Z – Você pensou em voltar a dirigir filmes?
EC – Só pensei. Mas aí que tá: você dirigir um filme para ser comandado pelos distribuidores, para ver seu trabalho deformado e depois não conseguir distribuição, é muito complicado. Para fazer um filme, não dá pra fazer nas horas vagas. Quem sabe quando me aposentar e tiver horas vagas, volte a pensa nisso. Mas tenho escrito muitos roteiros, é meu lazer. Essas câmeras digitais têm mudado tudo. Tenho feito uns curtas-metragens só para matar a saudade, de um ex-aluno meu, o Renato Siqueira. Fiz um com ele sobre um seqüestro (Laços Violados), e agora um sobre exorcismo (Diário de um Exorcista). Fizemos uma cena só com uma vela acesa e uma baita fotografia. Só colocou um bafinho de azul em cima e a vela. Incrível.
Z – Depois você fez Os Rapazes da Difícil Vida Fácil, do Miziara.

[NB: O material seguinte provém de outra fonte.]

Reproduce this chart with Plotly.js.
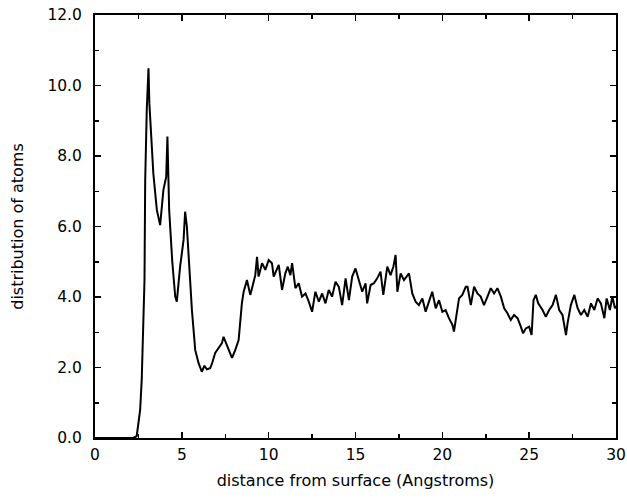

EC – É esse que não ia ter cena de sexo nenhuma e depois ele veio pedir pelo amor de Deus para eu fazer uma ceninhas no hotel, porque era o único personagem que poderia fazer isso. Caso contrário, o filme ficaria na prateleira e nunca seria exibido. Exigir que o filme precise colocar sacanagem ou nunca será exibido é demais, não? O filme não tem uma cena de sexo. Não tem nada. Só o bordel. Guilherme Correia fazia o prostituto velho que dava conselhos: a gemada. (Risos) “Caracu e Ovo” (Risos).
Z – Como era o Miziara dirigindo?
EC – Normal. Sabe o que quer, não fica em dúvida. Para dirigir, você tem que pelo menos saber posicionar a câmera. Trabalhei com gente assim.
Z – O Ênio Gonçalves conta que quando foi fazer um filme com o Miziara, sua primeira cena era um transa. Ele nem conhecia a atriz e já teve que fazer a cena. Disse que era algo esquisitíssimo. Foi assim também com você?
EC – Com todos os diretores. Comigo também. “Essa aqui vai fazer a mulher que você come agora. Tirem a roupa e vão fazer a cena”. Eu faço: “Muito prazer”. Olha, que horror, era um coisa. (Risos) É dureza.